Four years since his election, how popular is Macron?
He consistently polls first in the first round, well ahead of all competitors. He is also shown winning in all but a handful of second round matchups.
Nonetheless, there are signs of trouble for Macron. By tacking right on economic and identity issues, the president has lost voters on the left. In 2017, 88 per cent of Mélenchon voters who turned out in the second round voted Macron. This time, just over half (51 per cent) of first-round Mélenchon voters expect to stay at home for the run-off. Of those who do intend to vote, 57 per cent would choose Macron, whether he is matched against Le Pen or Zemmour.
Can Zemmour maintain his momentum?
There is plenty of media speculation about whether Zemmour’s supporters will stick with him over the long campaign. He has not declared that he is running, or really come up with many concrete policy proposals on the economy, foreign relations or social issues.
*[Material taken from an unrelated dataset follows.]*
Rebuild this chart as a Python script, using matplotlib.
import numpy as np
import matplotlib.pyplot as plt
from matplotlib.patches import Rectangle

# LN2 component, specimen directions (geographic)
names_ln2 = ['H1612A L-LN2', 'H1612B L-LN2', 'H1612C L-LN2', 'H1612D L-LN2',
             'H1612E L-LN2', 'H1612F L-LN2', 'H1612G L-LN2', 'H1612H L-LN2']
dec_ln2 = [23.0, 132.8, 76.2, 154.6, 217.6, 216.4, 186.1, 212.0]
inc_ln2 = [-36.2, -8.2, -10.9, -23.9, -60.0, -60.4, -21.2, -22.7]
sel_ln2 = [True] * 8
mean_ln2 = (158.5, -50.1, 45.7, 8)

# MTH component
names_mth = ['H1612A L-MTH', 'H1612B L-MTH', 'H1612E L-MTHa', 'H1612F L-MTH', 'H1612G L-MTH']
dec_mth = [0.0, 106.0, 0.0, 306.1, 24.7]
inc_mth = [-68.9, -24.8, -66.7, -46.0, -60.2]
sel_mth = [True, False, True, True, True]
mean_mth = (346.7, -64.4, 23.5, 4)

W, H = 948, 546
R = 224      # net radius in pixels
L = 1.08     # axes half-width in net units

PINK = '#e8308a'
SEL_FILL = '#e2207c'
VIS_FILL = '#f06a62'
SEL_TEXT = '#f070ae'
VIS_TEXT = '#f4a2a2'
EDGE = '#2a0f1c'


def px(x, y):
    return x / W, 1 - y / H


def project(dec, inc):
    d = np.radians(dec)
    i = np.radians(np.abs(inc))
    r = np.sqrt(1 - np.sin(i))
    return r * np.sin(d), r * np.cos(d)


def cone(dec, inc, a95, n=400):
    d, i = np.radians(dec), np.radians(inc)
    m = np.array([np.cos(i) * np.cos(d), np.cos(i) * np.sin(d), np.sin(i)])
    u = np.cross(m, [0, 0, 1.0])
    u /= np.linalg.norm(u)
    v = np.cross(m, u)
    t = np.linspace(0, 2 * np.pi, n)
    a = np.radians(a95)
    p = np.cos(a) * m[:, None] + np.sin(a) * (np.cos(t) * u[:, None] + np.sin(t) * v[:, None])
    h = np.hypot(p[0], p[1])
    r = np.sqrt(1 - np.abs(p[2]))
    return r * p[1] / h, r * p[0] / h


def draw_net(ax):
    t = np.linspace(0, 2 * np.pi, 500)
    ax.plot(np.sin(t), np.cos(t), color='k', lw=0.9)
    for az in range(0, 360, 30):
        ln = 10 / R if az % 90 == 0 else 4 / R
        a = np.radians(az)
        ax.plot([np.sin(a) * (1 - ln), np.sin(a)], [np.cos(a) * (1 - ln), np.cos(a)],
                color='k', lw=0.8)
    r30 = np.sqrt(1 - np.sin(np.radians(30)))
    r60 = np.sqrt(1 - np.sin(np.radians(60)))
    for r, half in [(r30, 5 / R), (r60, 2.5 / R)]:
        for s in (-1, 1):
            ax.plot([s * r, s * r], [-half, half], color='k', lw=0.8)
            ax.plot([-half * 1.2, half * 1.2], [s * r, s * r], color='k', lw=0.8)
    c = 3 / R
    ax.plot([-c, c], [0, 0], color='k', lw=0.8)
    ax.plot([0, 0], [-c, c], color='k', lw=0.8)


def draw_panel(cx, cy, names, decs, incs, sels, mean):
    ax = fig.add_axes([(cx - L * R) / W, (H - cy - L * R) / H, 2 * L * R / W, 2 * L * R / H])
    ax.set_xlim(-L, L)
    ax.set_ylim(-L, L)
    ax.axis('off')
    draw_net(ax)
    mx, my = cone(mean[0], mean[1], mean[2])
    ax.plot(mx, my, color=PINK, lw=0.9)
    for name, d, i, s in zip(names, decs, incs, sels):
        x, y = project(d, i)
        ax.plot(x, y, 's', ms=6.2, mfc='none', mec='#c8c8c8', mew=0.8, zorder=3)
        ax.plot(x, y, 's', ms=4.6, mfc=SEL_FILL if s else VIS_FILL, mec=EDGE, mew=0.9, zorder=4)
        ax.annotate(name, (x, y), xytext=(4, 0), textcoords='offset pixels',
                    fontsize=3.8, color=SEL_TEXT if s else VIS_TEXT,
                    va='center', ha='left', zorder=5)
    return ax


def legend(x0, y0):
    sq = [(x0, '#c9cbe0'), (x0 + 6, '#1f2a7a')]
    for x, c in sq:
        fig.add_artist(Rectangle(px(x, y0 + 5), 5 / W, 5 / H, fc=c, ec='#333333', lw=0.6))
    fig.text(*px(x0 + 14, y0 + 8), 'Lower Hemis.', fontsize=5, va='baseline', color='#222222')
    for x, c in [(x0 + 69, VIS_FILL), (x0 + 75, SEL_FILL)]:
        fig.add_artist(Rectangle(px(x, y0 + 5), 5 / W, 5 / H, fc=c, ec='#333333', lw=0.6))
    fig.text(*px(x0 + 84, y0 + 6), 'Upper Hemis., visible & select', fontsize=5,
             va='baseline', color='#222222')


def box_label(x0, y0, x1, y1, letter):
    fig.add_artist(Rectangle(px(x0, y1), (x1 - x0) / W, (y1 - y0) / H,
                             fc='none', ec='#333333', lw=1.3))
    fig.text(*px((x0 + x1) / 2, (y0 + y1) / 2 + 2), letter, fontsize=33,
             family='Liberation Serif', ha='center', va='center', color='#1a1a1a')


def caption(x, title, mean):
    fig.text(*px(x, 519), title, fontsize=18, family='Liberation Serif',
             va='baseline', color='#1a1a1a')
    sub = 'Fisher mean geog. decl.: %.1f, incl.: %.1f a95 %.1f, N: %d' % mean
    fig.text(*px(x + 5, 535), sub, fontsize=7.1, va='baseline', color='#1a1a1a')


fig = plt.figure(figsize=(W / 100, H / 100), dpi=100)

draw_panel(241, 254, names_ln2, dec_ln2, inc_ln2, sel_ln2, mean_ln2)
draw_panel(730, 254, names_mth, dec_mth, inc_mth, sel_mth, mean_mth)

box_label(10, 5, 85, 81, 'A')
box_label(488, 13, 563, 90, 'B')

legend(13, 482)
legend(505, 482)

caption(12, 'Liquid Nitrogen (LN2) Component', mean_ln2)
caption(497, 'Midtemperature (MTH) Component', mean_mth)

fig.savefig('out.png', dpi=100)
It is possible that voters will cool to him once he has to come up with a manifesto for government, rather than inflammatory statements on identity and immigration he does not have to put into effect.
Nonetheless, in the space of a few short months since rumours first started building that Zemmour might run, he today commands greater appeal among ageing voters and those from the Republicans right than Le Pen has ever managed to obtain. He is capable of mimicking much of her campaign, and then some. Some polls show him polling more votes than Le Pen in a second-round matchup against Macron, though he would still come away defeated.
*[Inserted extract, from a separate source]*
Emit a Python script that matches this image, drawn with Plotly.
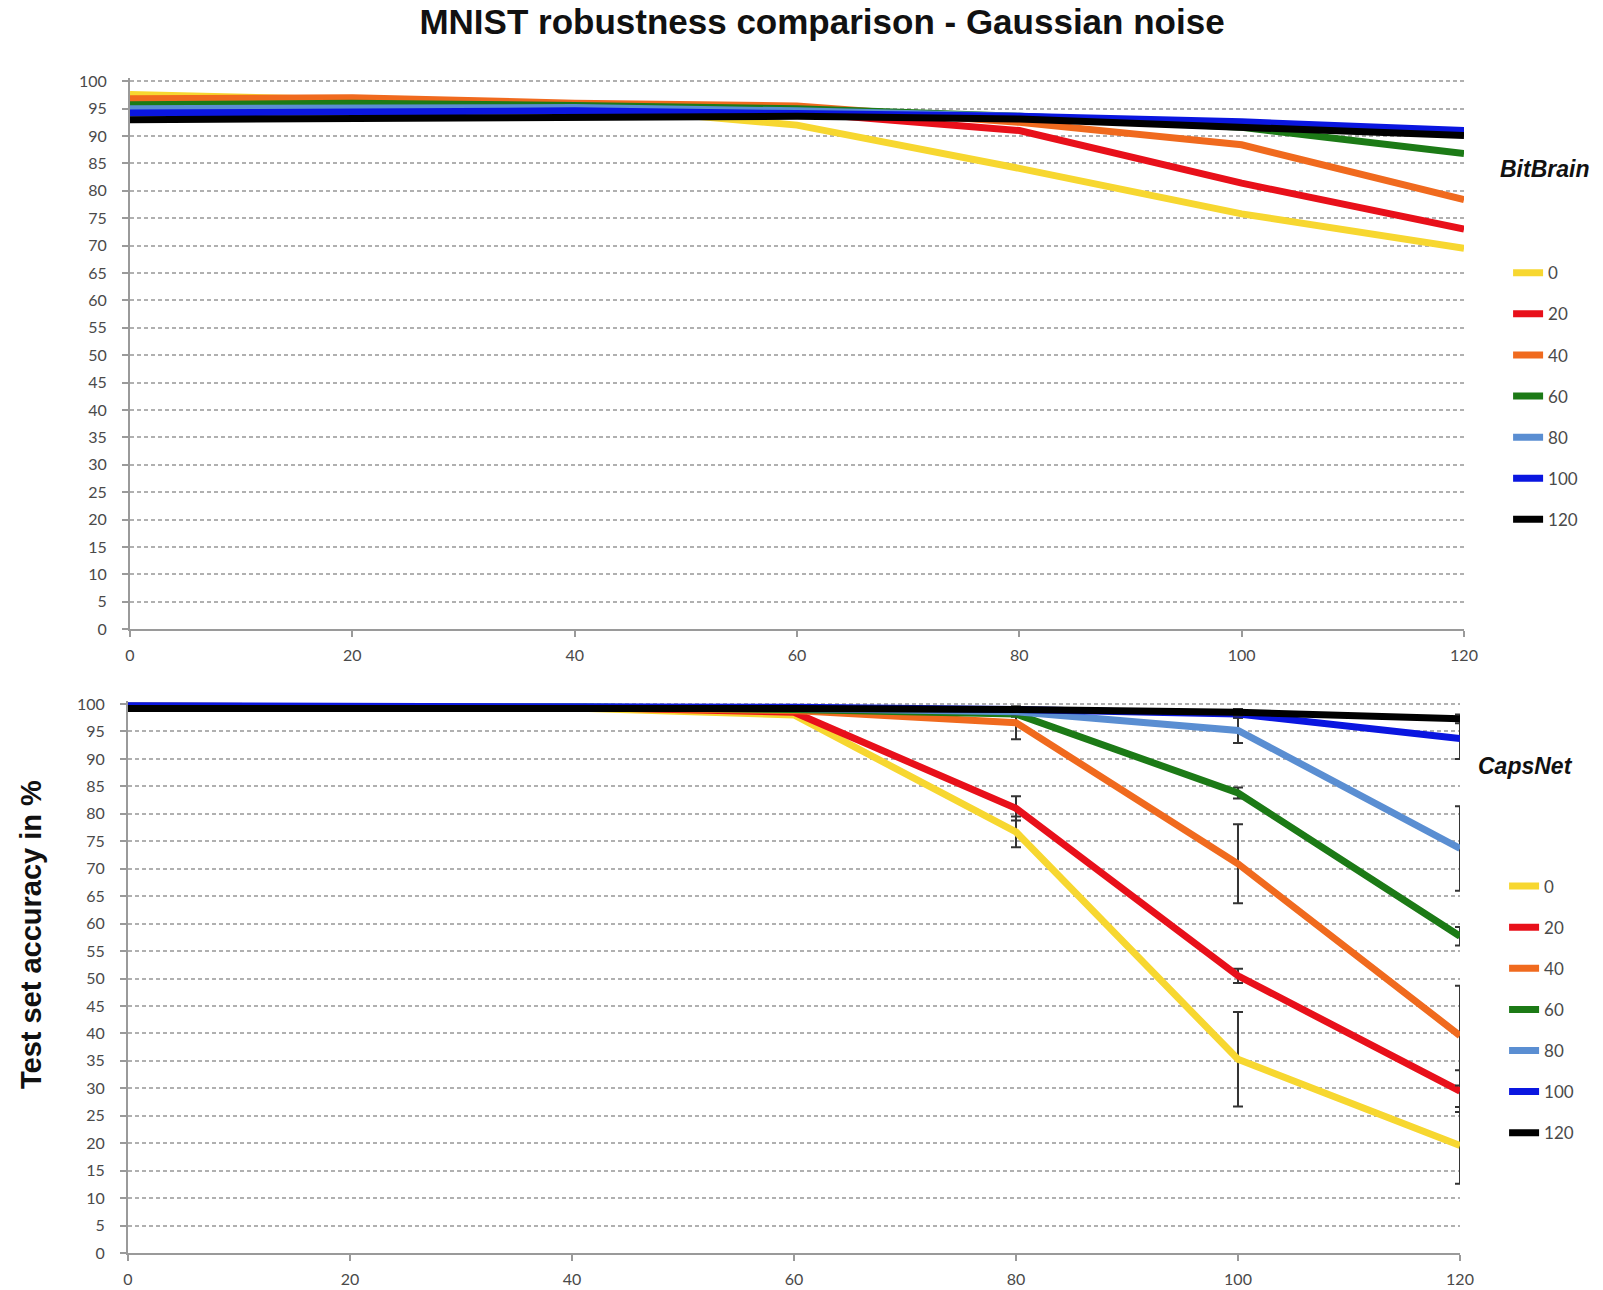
import plotly.graph_objects as go

noise_x = [0, 20, 40, 60, 80, 100, 120]
series_names = ["0", "20", "40", "60", "80", "100", "120"]
colors = ["#F7D730", "#E8101A", "#F06A1E", "#1C7A16", "#5A8ED2", "#0A16E0", "#000000"]

# BitBrain (top)
bb_0 = [97.6, 96.6, 95.6, 92.0, 84.1, 75.8, 69.5]
bb_20 = [96.6, 96.8, 95.8, 94.3, 91.0, 81.4, 73.0]
bb_40 = [96.8, 97.0, 96.0, 95.5, 92.5, 88.4, 78.4]
bb_60 = [95.7, 96.0, 95.6, 95.0, 93.6, 91.6, 86.8]
bb_80 = [95.0, 95.2, 95.2, 94.6, 93.6, 92.0, 90.6]
bb_100 = [94.2, 94.5, 94.6, 94.1, 93.6, 92.6, 91.0]
bb_120 = [93.0, 93.2, 93.6, 93.6, 93.1, 91.6, 90.1]

# CapsNet (bottom)
cn_0 = [99.5, 99.5, 99.3, 98.0, 76.7, 35.3, 19.6]
cn_20 = [99.6, 99.6, 99.4, 98.5, 81.0, 50.5, 29.5]
cn_40 = [99.6, 99.6, 99.4, 98.8, 96.6, 70.9, 39.6]
cn_60 = [99.6, 99.6, 99.5, 99.0, 98.2, 83.8, 57.7]
cn_80 = [99.6, 99.6, 99.5, 99.2, 98.6, 95.2, 73.7]
cn_100 = [99.7, 99.7, 99.6, 99.4, 99.0, 98.2, 93.7]
cn_120 = [99.2, 99.3, 99.3, 99.2, 99.0, 98.5, 97.3]

# CapsNet error bars
cn_err_0 = [0, 0, 0, 0, 2.8, 8.6, 7.0]
cn_err_20 = [0, 0, 0, 0, 2.2, 1.3, 3.8]
cn_err_40 = [0, 0, 0, 0, 3.0, 7.2, 9.1]
cn_err_60 = [0, 0, 0, 0, 0.5, 1.0, 1.7]
cn_err_80 = [0, 0, 0, 0, 0.5, 2.3, 7.7]
cn_err_100 = [0, 0, 0, 0, 0.3, 0.7, 3.7]
cn_err_120 = [0, 0, 0, 0, 0.3, 0.6, 0.8]

x_ticks = [0, 20, 40, 60, 80, 100, 120]
y_ticks = list(range(0, 101, 5))

bitbrain = [bb_0, bb_20, bb_40, bb_60, bb_80, bb_100, bb_120]
capsnet = [cn_0, cn_20, cn_40, cn_60, cn_80, cn_100, cn_120]
capsnet_err = [cn_err_0, cn_err_20, cn_err_40, cn_err_60, cn_err_80, cn_err_100, cn_err_120]

fig = go.Figure()
LW = 7
for name, col, ys in zip(series_names, colors, bitbrain):
    fig.add_trace(go.Scatter(
        x=noise_x, y=ys, mode="lines", name=name,
        line=dict(color=col, width=LW), cliponaxis=False,
        xaxis="x", yaxis="y", legend="legend", legendgroup="bb" + name,
    ))
for name, col, ys, es in zip(series_names, colors, capsnet, capsnet_err):
    fig.add_trace(go.Scatter(
        x=noise_x, y=ys, mode="lines", name=name,
        line=dict(color=col, width=LW), cliponaxis=False,
        error_y=dict(type="data", array=es, visible=True, color="#333333", thickness=2, width=5),
        xaxis="x2", yaxis="y2", legend="legend2", legendgroup="cn" + name,
    ))

tickfont = dict(family="Lato", size=16, color="#4a4a4a")
axis_common = dict(
    showline=True, linecolor="#9a9a9a", linewidth=2,
    ticks="outside", ticklen=6, tickcolor="#9a9a9a", tickwidth=2,
    tickfont=tickfont, zeroline=False, automargin=False,
)
xaxis_common = dict(axis_common, range=[0, 120], tickvals=x_ticks, showgrid=False,
                    ticklabelstandoff=5)
yaxis_common = dict(axis_common, range=[0, 100.6], tickvals=y_ticks, ticklabelstandoff=12,
                    showgrid=True, gridcolor="#b0b0b0", gridwidth=1.5, griddash="4px,3px")

legend_common = dict(
    font=dict(family="Lato", size=17, color="#4a4a4a"),
    bgcolor="rgba(0,0,0,0)", tracegroupgap=16, xanchor="left", yanchor="top",
    itemwidth=30,
)

fig.update_layout(
    width=1603, height=1290,
    margin=dict(l=128, r=139, t=78, b=37, autoexpand=False),
    paper_bgcolor="white", plot_bgcolor="white",
    title=dict(text="<b>MNIST robustness comparison - Gaussian noise</b>",
               font=dict(family="Liberation Sans", size=35, color="#111111"),
               x=0.5128, xanchor="center", y=0.9928, yanchor="top", xref="container", yref="container"),
    xaxis=dict(xaxis_common, domain=[0.0015, 1.0], anchor="y"),
    yaxis=dict(yaxis_common, domain=[0.531, 1.0], anchor="x"),
    xaxis2=dict(xaxis_common, domain=[0.0, 0.997], anchor="y2"),
    yaxis2=dict(yaxis_common, domain=[0.0, 0.470], anchor="x2"),
    legend=dict(legend_common, x=1.033, y=0.8492),
    legend2=dict(legend_common, x=1.030, y=0.3272),
    annotations=[
        dict(text="<b><i>BitBrain</i></b>", x=1.0606, y=0.9226, xref="paper", yref="paper",
             xanchor="center", yanchor="middle",
             showarrow=False, font=dict(family="Liberation Sans", size=23, color="#111111")),
        dict(text="<b><i>CapsNet</i></b>", x=1.0464, y=0.4145, xref="paper", yref="paper",
             xanchor="center", yanchor="middle",
             showarrow=False, font=dict(family="Liberation Sans", size=23, color="#111111")),
        dict(text="<b>Test set accuracy in %</b>", x=-0.0726, y=0.2706, xref="paper", yref="paper",
             xanchor="center", yanchor="middle", textangle=-90, showarrow=False,
             font=dict(family="Liberation Sans", size=29, color="#111111")),
    ],
)

fig.write_html(
    "out.html",
    config={"displayModeBar": False},
    post_script="document.body.style.margin='0';document.body.style.overflow='hidden';",
)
Zemmour’s explicit strategy is uniting the “patriotic bourgeoisie” and the working classes. The holy grail for the far right has always been a union des droites – an alliance between the centre right and far right, which mainstream politicians have largely resisted. No candidate in France’s recent history has managed to reconcile the two but the current polling suggests Zemmour has a better chance of success than any of his predecessors.